2️. It strengthens the fabric, helping your finished piece hold its shape and fit beautifully.
3️. It prevents your fabric from stretching out or fraying at the edges.
The 4 most popular variants:
Adhesive edge tape in photo 1 – it’s a narrow, adhesive band, that:
- Defends the front edges, pockets, the fold of lapels, slits from stretching;
- Strengthens armhole sections and necklines;
- For stretchy materials (jersey) use adhesive edge tape on the bias which, due to the nature of the cut, goes well on the armhole and neckline sections (photo 2).
Adhesive web interfacing – a non-woven, adhesive material in the form of a canvas or strips of different widths (photo 3).
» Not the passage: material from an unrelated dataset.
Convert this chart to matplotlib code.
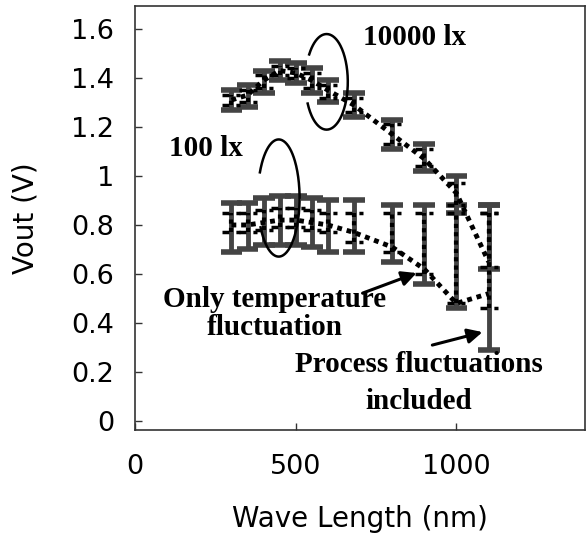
import matplotlib
matplotlib.use('Agg')
import matplotlib.pyplot as plt
import numpy as np

# Wavelengths of the measured points (nm)
wavelength = [300, 350, 400, 450, 500, 550, 600, 680, 800, 900, 1000, 1100]

# 10000 lx: mean output, process range, temperature-only range
mean_10000 = [1.31, 1.33, 1.39, 1.43, 1.42, 1.39, 1.35, 1.29, 1.17, 1.07, 0.93, 0.65]
proc_min_10000 = [1.27, 1.28, 1.34, 1.39, 1.38, 1.34, 1.30, 1.24, 1.11, 1.02, 0.85, 0.62]
proc_max_10000 = [1.35, 1.37, 1.43, 1.47, 1.46, 1.44, 1.39, 1.34, 1.23, 1.13, 1.00, 0.88]
temp_min_10000 = [1.29, 1.30, 1.36, 1.41, 1.40, 1.36, 1.32, 1.26, 1.13, 1.04, 0.88, 0.63]
temp_max_10000 = [1.33, 1.35, 1.41, 1.45, 1.44, 1.42, 1.37, 1.32, 1.21, 1.11, 0.97, 0.85]

# 100 lx
mean_100 = [0.80, 0.80, 0.81, 0.82, 0.82, 0.81, 0.80, 0.77, 0.71, 0.62, 0.48, 0.52]
proc_min_100 = [0.69, 0.70, 0.72, 0.72, 0.72, 0.71, 0.69, 0.69, 0.65, 0.56, 0.46, 0.29]
proc_max_100 = [0.89, 0.89, 0.91, 0.92, 0.92, 0.91, 0.90, 0.90, 0.88, 0.88, 0.88, 0.88]
temp_min_100 = [0.77, 0.77, 0.78, 0.79, 0.79, 0.78, 0.77, 0.73, 0.69, 0.60, 0.48, 0.46]
temp_max_100 = [0.85, 0.85, 0.86, 0.87, 0.87, 0.86, 0.85, 0.85, 0.85, 0.85, 0.85, 0.85]

bar_color = '#444444'
serif = ['Liberation Serif', 'DejaVu Serif']

fig = plt.figure(figsize=(5.87, 5.33), dpi=100)
ax = fig.add_axes([0.230, 0.193, 0.7666, 0.796])

wl = np.array(wavelength)


def draw_series(mean, pmin, pmax, tmin, tmax):
    # process fluctuation bars (solid, wide caps)
    ax.vlines(wl, pmin, pmax, colors=bar_color, lw=3.5, zorder=2)
    ax.hlines(pmin, wl - 34, wl + 34, colors=bar_color, lw=4, zorder=2)
    ax.hlines(pmax, wl - 34, wl + 34, colors=bar_color, lw=4, zorder=2)
    # temperature-only bars (dotted, dashed caps)
    ax.vlines(wl, tmin, tmax, colors='black', lw=3, linestyles=(0, (1, 1)), zorder=3)
    ax.hlines(tmin, wl - 28, wl + 28, colors='black', lw=2.5, linestyles=(0, (2, 2)), zorder=3)
    ax.hlines(tmax, wl - 28, wl + 28, colors='black', lw=2.5, linestyles=(0, (2, 2)), zorder=3)
    # dotted line through the means
    ax.plot(wl, mean, color='black', lw=3.5, linestyle=(0, (1, 1)), zorder=4)


draw_series(mean_10000, proc_min_10000, proc_max_10000, temp_min_10000, temp_max_10000)
draw_series(mean_100, proc_min_100, proc_max_100, temp_min_100, temp_max_100)

# open ellipses marking the two light levels
t = np.deg2rad(np.linspace(207, 505, 200))
ax.plot(596 + 66 * np.cos(t), 1.384 + 0.195 * np.sin(t), color='black', lw=1.8, zorder=5)
t = np.deg2rad(np.linspace(210, 514, 200))
ax.plot(447 + 65 * np.cos(t), 0.910 + 0.239 * np.sin(t), color='black', lw=1.8, zorder=5)

fs = 21
ax.text(870, 1.563, '10000 lx', ha='center', va='center', fontsize=fs,
        fontweight='bold', family=serif)
ax.text(220, 1.114, '100 lx', ha='center', va='center', fontsize=fs,
        fontweight='bold', family=serif)
ax.text(435, 0.495, 'Only temperature', ha='center', va='center', fontsize=fs,
        fontweight='bold', family=serif)
ax.text(435, 0.380, 'fluctuation', ha='center', va='center', fontsize=fs,
        fontweight='bold', family=serif)
ax.text(882, 0.230, 'Process fluctuations', ha='center', va='center', fontsize=fs,
        fontweight='bold', family=serif)
ax.text(882, 0.080, 'included', ha='center', va='center', fontsize=fs,
        fontweight='bold', family=serif)

arrow = dict(arrowstyle='-|>', lw=2.2, color='black', mutation_scale=22,
             shrinkA=0, shrinkB=0)
ax.annotate('', xy=(876, 0.604), xytext=(708, 0.522), arrowprops=arrow)
ax.annotate('', xy=(1081, 0.363), xytext=(925, 0.31), arrowprops=arrow)

ax.set_xlim(0, 1400)
ax.set_ylim(-0.037, 1.694)
ax.set_xticks([0, 500, 1000])
ax.set_yticks([0, 0.2, 0.4, 0.6, 0.8, 1.0, 1.2, 1.4, 1.6])
ax.set_yticklabels(['0', '0.2', '0.4', '0.6', '0.8', '1', '1.2', '1.4', '1.6'])
ax.tick_params(direction='in', length=5, width=1, color='#333333',
               labelsize=19.5, top=False, right=False)
ax.tick_params(axis='x', pad=17)
ax.tick_params(axis='y', pad=15)
for s in ax.spines.values():
    s.set_color('#333333')
    s.set_linewidth(1.2)

ax.set_xlabel('Wave Length (nm)', fontsize=20, labelpad=18)
ax.set_ylabel('Vout (V)', fontsize=20, labelpad=23)

fig.savefig('out.png', dpi=100)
It melts when heated and sticks to the layer of fabric. It’s used for:
▪️Fixing the bottom hem, but it’s better to secure them manually. It can weigh down the seam allowances on thinner fabrics;
▪️Making invisible seams and different adhesive connections.
▪️Securing the seam allowance on eco-leather garments.
Non-woven interfacing – a non-woven adhesive material for strengthening the сut pieces, which should not be used because it’s flimsy, strongly warps, and quickly wears out.
Woven interfacing – an adhesive material on a woven or knit warp.
The recommended weight will be as follows:
- For thin, soft fabrics (silk, viscose, cotton, lightweight knit fabrics, stretchy lycra fabrics, etc.), choose knit interfacing with up to 45 g/m2 weight.
- For medium weight fabrics (taffeta, twill, knits, fine wool, polyester, etc.), stretchy knit interfacing, often with no nap, 30-50 g/m2, will be the right choice.
- For heavyweight fabrics (wool, flannel, velour, denim fabric, fabrics for coats, suits, trousers, jackets, etc.), you should choose knit interfacing, often with nap, 50-80 g/m2.